Set exercise >> Transcribe the material exactly. Images do not belong in the copy.
====
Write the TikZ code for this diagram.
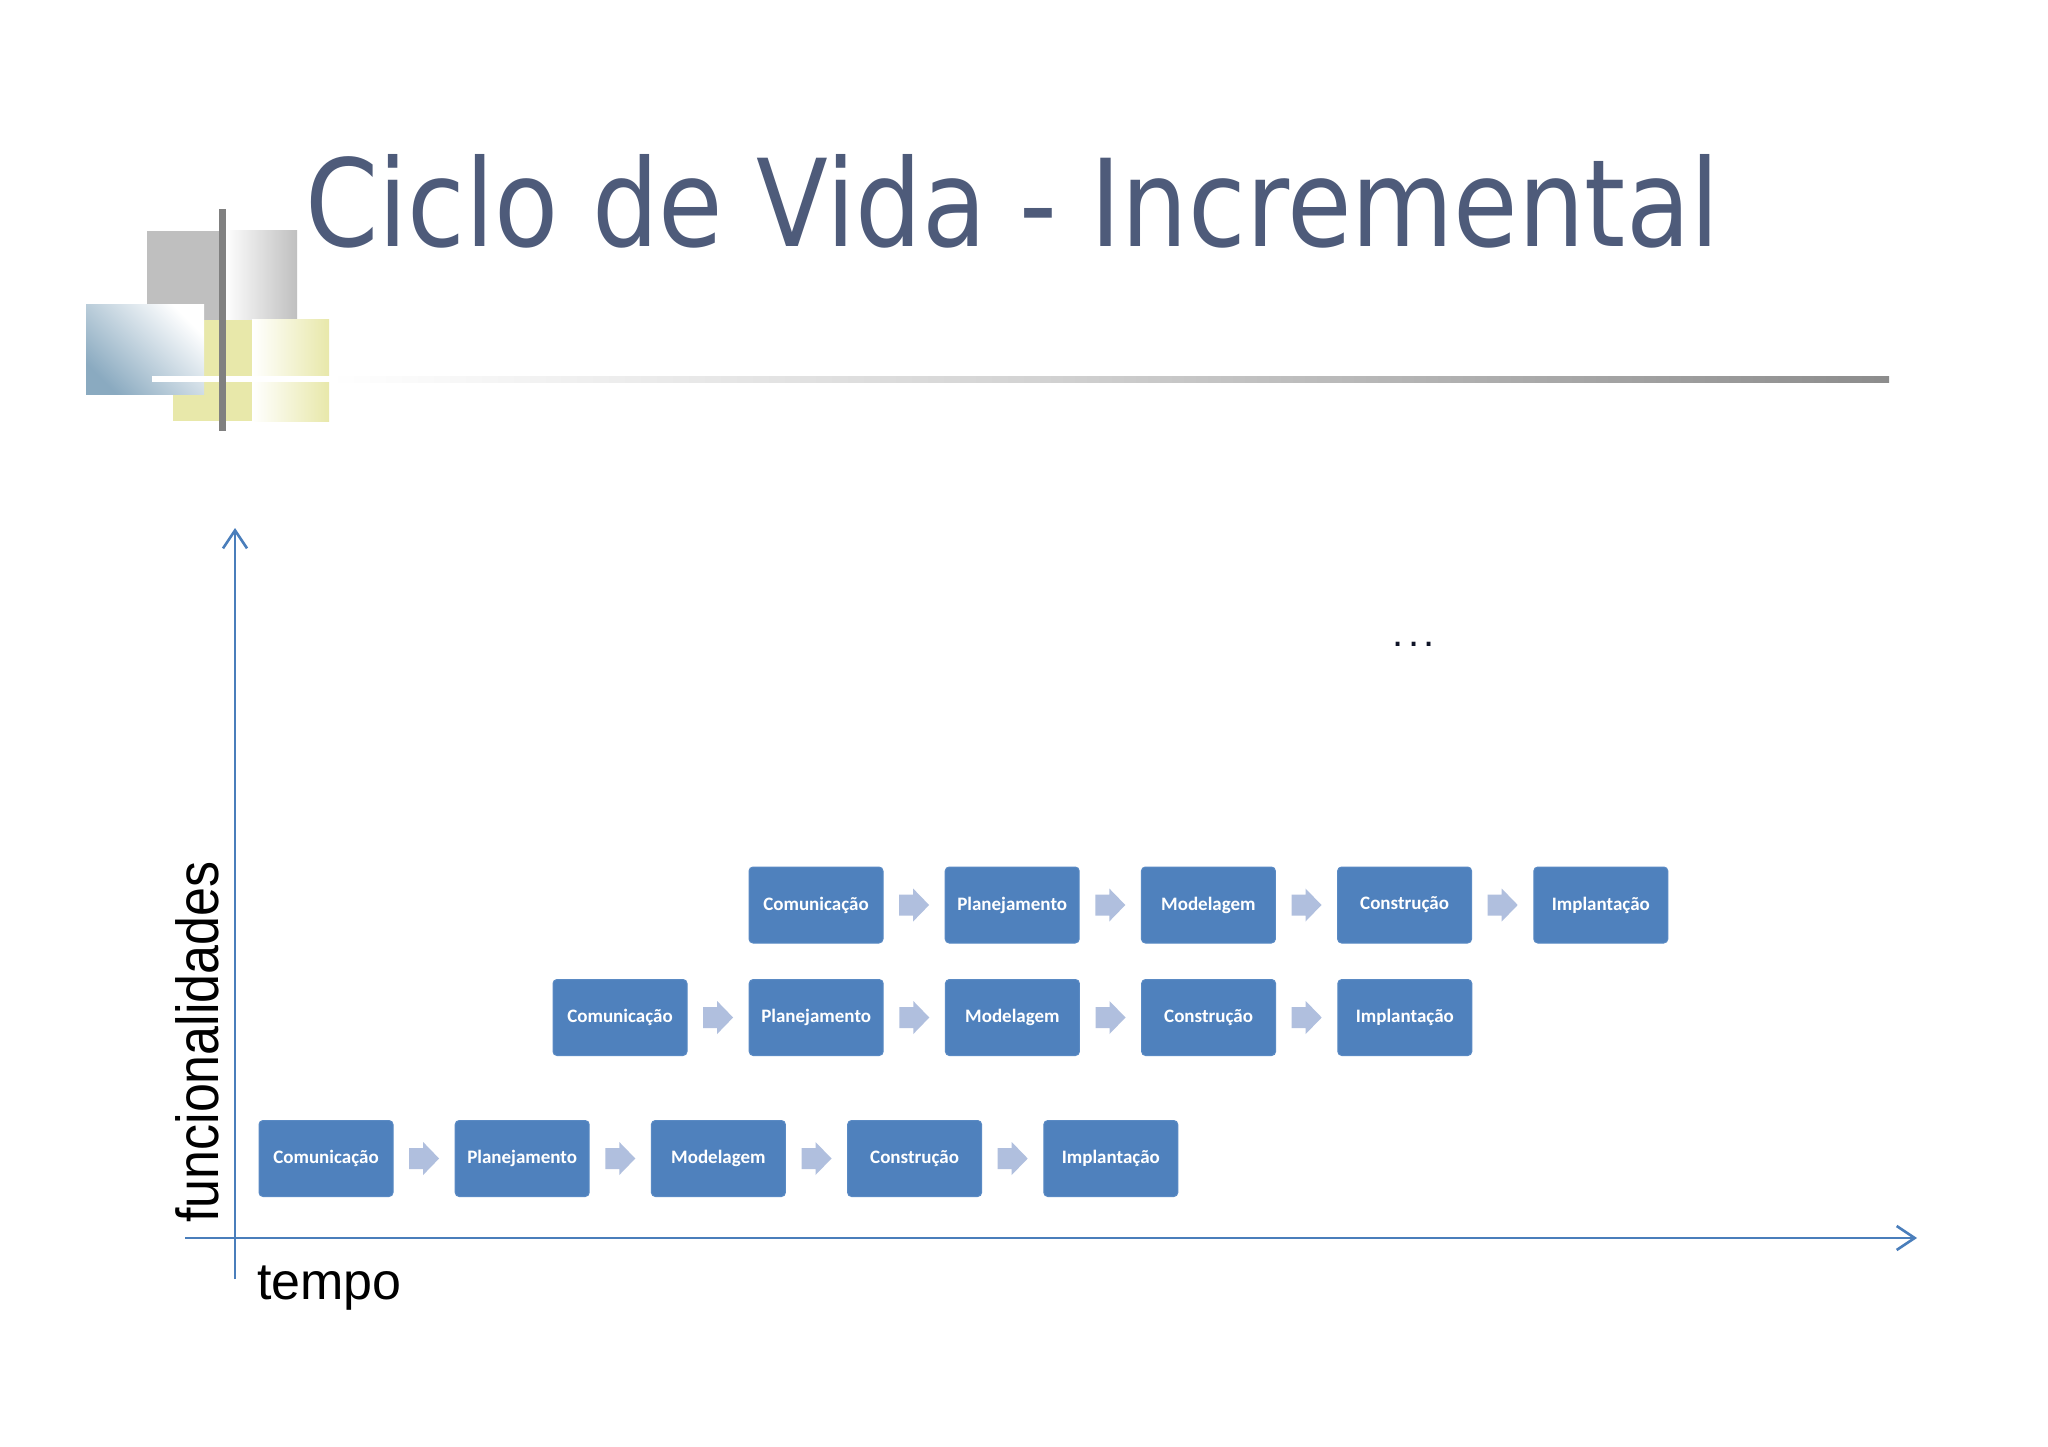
\documentclass[tikz,border=0pt]{standalone}
\usepackage{fontspec}
\setmainfont{Liberation Sans}
\newfontfamily\titlefont{DejaVu Sans}
\newfontfamily\boxfont{Carlito}
\usetikzlibrary{arrows.meta,calc}
\definecolor{titlecol}{RGB}{78,91,122}
\definecolor{axiscol}{RGB}{74,126,187}
\definecolor{boxfill}{RGB}{79,129,189}
\definecolor{boxline}{RGB}{90,138,196}
\definecolor{arrowfill}{RGB}{176,191,222}
\definecolor{decogray}{RGB}{191,191,191}
\definecolor{decobar}{RGB}{128,128,128}
\definecolor{decoyellow}{RGB}{232,232,170}
\definecolor{decoblue}{RGB}{138,170,192}
\definecolor{dotcol}{RGB}{15,20,40}
\tikzset{
  procbox/.style={rectangle, rounded corners=4pt, fill=boxfill, draw=boxline, line width=1pt,
    minimum width=134pt, minimum height=76pt, inner sep=0pt, text=white,
    font=\boxfont\bfseries\fontsize{19}{19}\selectfont},
  axisline/.style={draw=axiscol, line width=2.6pt, -{Straight Barb[length=18pt,width=24pt,line width=2.6pt]}},
  blockarrow/.style={fill=arrowfill}
}
\newcommand{\blkarrow}[2]{%
  \fill[blockarrow] ($(#1.east)!0.5!(#2.west)$) ++(-15,-10.5) -- ++(14,0) -- ++(0,-6)
    -- ++(16,16.5) -- ++(-16,16.5) -- ++(0,-6) -- ++(-14,0) -- cycle;}
\begin{document}
\begin{tikzpicture}[x=1pt,y=-1pt]
\useasboundingbox (0,0) rectangle (2048,1447);
\fill[white] (0,0) rectangle (2048,1447);
% decoration
\fill[decogray] (147,231) rectangle (297,320);
\shade[left color=white, right color=decogray] (224,231) rectangle (297,320);
\fill[decoyellow] (173,320) rectangle (329,421);
\shade[left color=white, right color=decoyellow] (252,320) rectangle (329,421);
\shade[top color=white, bottom color=decoblue, shading angle=-45] (86,305) rectangle (204,394);
\fill[white] (152,376) rectangle (331,382);
\shade[left color=white, right color=gray!35] (330,376) rectangle (1041,382);
\shade[left color=gray!35, right color=gray!90] (1040,376) rectangle (1889,382);
\fill[decobar] (219,209) rectangle (226,431);
% title
\node[anchor=base west, inner sep=0pt, text=titlecol] (title) at (305,247)
  {\resizebox{1413pt}{92pt}{\titlefont Ciclo de Vida - Incremental}};
% axes
\coordinate (yb) at (235,1279);
\coordinate (yt) at (235,528);
\coordinate (xl) at (185,1238);
\coordinate (xr) at (1917,1238);
\draw[axisline] (yb) -- (yt);
\draw[axisline] (xl) -- (xr);
\node[rotate=90, anchor=base west, inner sep=0pt] (ylab) at (218,1223)
  {\scalebox{1}[1.14]{\fontsize{52}{52}\selectfont funcionalidades}};
\node[anchor=base west, inner sep=0pt] (xlab) at (257,1299)
  {\fontsize{52}{52}\selectfont tempo};
\node[anchor=base west, inner sep=0pt, text=dotcol] (dots) at (1392.5,646.5)
  {\fontsize{40}{40}\selectfont .\kern4.4pt.\kern4.4pt.};
% boxes
\foreach \lab [count=\i from 0] in {Comunicação,Planejamento,Modelagem,Construção,Implantação}{
  \node[procbox] (a\i) at (259+67+196.2*\i,1158.5) {\raisebox{-2pt}{\lab}};
  \node[procbox] (b\i) at (553+67+196.2*\i,1017.5) {\raisebox{-2pt}{\lab}};
  \node[procbox] (c\i) at (749+67+196.2*\i,905) {\raisebox{-2pt}{\lab}};
}
\foreach \r in {a,b,c}{
  \foreach \i [evaluate=\i as \j using int(\i+1)] in {0,1,2,3}{
    \blkarrow{\r\i}{\r\j}
  }
}
\end{tikzpicture}
\end{document}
====
Result of the exercise >>
Write the TikZ code for this diagram.
\documentclass[tikz,border=0pt]{standalone}
\usepackage{fontspec}
\setmainfont{Liberation Sans}
\newfontfamily\titlefont{DejaVu Sans}
\newfontfamily\boxfont{Carlito}
\usetikzlibrary{arrows.meta,calc}
\definecolor{titlecol}{RGB}{78,91,122}
\definecolor{axiscol}{RGB}{74,126,187}
\definecolor{boxfill}{RGB}{79,129,189}
\definecolor{boxline}{RGB}{90,138,196}
\definecolor{arrowfill}{RGB}{176,191,222}
\definecolor{decogray}{RGB}{191,191,191}
\definecolor{decobar}{RGB}{128,128,128}
\definecolor{decoyellow}{RGB}{232,232,170}
\definecolor{decoblue}{RGB}{138,170,192}
\definecolor{dotcol}{RGB}{15,20,40}
\tikzset{
  procbox/.style={rectangle, rounded corners=4pt, fill=boxfill, draw=boxline, line width=1pt,
    minimum width=134pt, minimum height=76pt, inner sep=0pt, text=white,
    font=\boxfont\bfseries\fontsize{19}{19}\selectfont},
  axisline/.style={draw=axiscol, line width=2.6pt, -{Straight Barb[length=18pt,width=24pt,line width=2.6pt]}},
  blockarrow/.style={fill=arrowfill}
}
\newcommand{\blkarrow}[2]{%
  \fill[blockarrow] ($(#1.east)!0.5!(#2.west)$) ++(-15,-10.5) -- ++(14,0) -- ++(0,-6)
    -- ++(16,16.5) -- ++(-16,16.5) -- ++(0,-6) -- ++(-14,0) -- cycle;}
\begin{document}
\begin{tikzpicture}[x=1pt,y=-1pt]
\useasboundingbox (0,0) rectangle (2048,1447);
\fill[white] (0,0) rectangle (2048,1447);
% decoration
\fill[decogray] (147,231) rectangle (297,320);
\shade[left color=white, right color=decogray] (224,231) rectangle (297,320);
\fill[decoyellow] (173,320) rectangle (329,421);
\shade[left color=white, right color=decoyellow] (252,320) rectangle (329,421);
\shade[top color=white, bottom color=decoblue, shading angle=-45] (86,305) rectangle (204,394);
\fill[white] (152,376) rectangle (331,382);
\shade[left color=white, right color=gray!35] (330,376) rectangle (1041,382);
\shade[left color=gray!35, right color=gray!90] (1040,376) rectangle (1889,382);
\fill[decobar] (219,209) rectangle (226,431);
% title
\node[anchor=base west, inner sep=0pt, text=titlecol] (title) at (305,247)
  {\resizebox{1413pt}{92pt}{\titlefont Ciclo de Vida - Incremental}};
% axes
\coordinate (yb) at (235,1279);
\coordinate (yt) at (235,528);
\coordinate (xl) at (185,1238);
\coordinate (xr) at (1917,1238);
\draw[axisline] (yb) -- (yt);
\draw[axisline] (xl) -- (xr);
\node[rotate=90, anchor=base west, inner sep=0pt] (ylab) at (218,1223)
  {\scalebox{1}[1.14]{\fontsize{52}{52}\selectfont funcionalidades}};
\node[anchor=base west, inner sep=0pt] (xlab) at (257,1299)
  {\fontsize{52}{52}\selectfont tempo};
\node[anchor=base west, inner sep=0pt, text=dotcol] (dots) at (1392.5,646.5)
  {\fontsize{40}{40}\selectfont .\kern4.4pt.\kern4.4pt.};
% boxes
\foreach \lab [count=\i from 0] in {Comunicação,Planejamento,Modelagem,Construção,Implantação}{
  \node[procbox] (a\i) at (259+67+196.2*\i,1158.5) {\raisebox{-2pt}{\lab}};
  \node[procbox] (b\i) at (553+67+196.2*\i,1017.5) {\raisebox{-2pt}{\lab}};
  \node[procbox] (c\i) at (749+67+196.2*\i,905) {\raisebox{-2pt}{\lab}};
}
\foreach \r in {a,b,c}{
  \foreach \i [evaluate=\i as \j using int(\i+1)] in {0,1,2,3}{
    \blkarrow{\r\i}{\r\j}
  }
}
\end{tikzpicture}
\end{document}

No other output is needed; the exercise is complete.